A capacidade em estar sozinho

“Estou sozinho de olhos abertos para a escuridão, estou sozinho. Estou sozinho e nunca aprendi a estar sozinho, estou sozinho.
Sinto falta das palavras, estou sozinho, estou sozinho. Sinto falta de uns olhos onde possa imaginar. Estou sozinho. Sinto falta de mim em mim. Estou sozinho, estou sozinho. Estou sozinho.”
José Luís Peixoto, in “A criança em ruínas”.

Donald Winnicott, psicanalista inglês, especializado em psicanálise da criança, sempre advertiu em sua obra que os pais geralmente têm dificuldade em proporcionar aos filhos momentos para estarem-a-sós. Um fundamento dessa dificuldade reside na angústia de separação, ou seja, também os pais não lidam adequadamente ou ficam muito desesperados quando vivenciam o sentimento de solidão.

Solidão sempre está associada com angústia de abandono, o que não é verdade. Estar-só é um direito e um recurso para que a pessoa saiba conviver consigo mesmo, suportar o vazio, o nada existencial, ser companheiro de si próprio. Nosso poeta acima frisa: “estou sozinho e nunca aprendi a estar sozinho…”.

Sabe-se que ao nascer, qualquer ser humano se defronta com a possibilidade do abandono, do desamparo, do não acolhimento; e realmente, às vezes, isso acontece de fato, o que incrementa o pavor à solidão. No entanto, também é verdade que, caso sejamos menos destrutivos constitucionalmente e tenhamos uma mãe presente, ou qualquer pessoa com função maternal, a capacidade amorosa é introjetada e começamos, dessa maneira, a constituir um mundo interno povoado prioritariamente de pessoas boas. “sinto falta de palavras… sinto falta de uns olhos…” são expressões metafóricas usadas no poema acima e que nos remete a pensar na importância do Outro no feitio da nossa identidade e personalidade.

Num dos poemas de Drummond, ele se dá conta que dentro dele habitavam um número razoável de pessoas que o amava e que ele também tinha uma afetuosidade por elas: desde esse dia o nosso Itabirano entendeu que poderia ficar só, pois com ele mesmo ele não estava abandonado, nem por si próprio.

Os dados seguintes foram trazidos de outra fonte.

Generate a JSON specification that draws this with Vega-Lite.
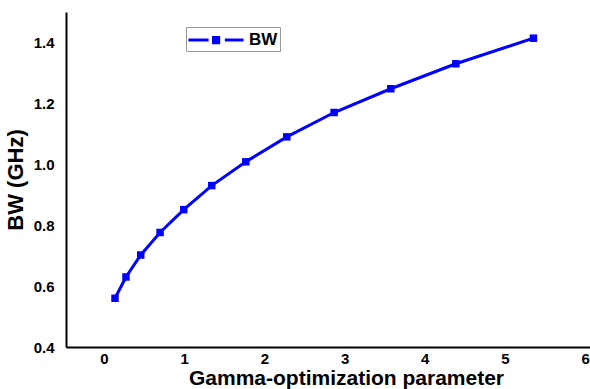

André Green, psicanalista francês, criou um conceito de “narcisismo de vida” em contrapartida com o “narcisismo de morte”. O que significa? Significa que temos de conservar, dentro de nós, um egoísmo de vida, aquilo que proporciona amor-próprio. Ato contínuo, quem tem amor próprio sempre estará acompanhado de si mesmo, pois o que neutraliza o sentimento de abandono é a capacidade amorosa.

Ter amor próprio, querer ficar, às vezes na solidão, no que eu chamo de “estado autístico normal”, é uma necessidade para o crescimento de qualquer pessoa. Vez por outra, penso que se nos amamos a nós próprios (egoísmo de vida), caso venha amorosidade do Outro já é lucro, mas é bom que venha, pois a vida se dá na relação social, no compartilhamento, no respeito à alteridade. São João da Cruz sempre dizia que: “quem não tem amor no coração, sofre de solidão (abandono, nesse sentido).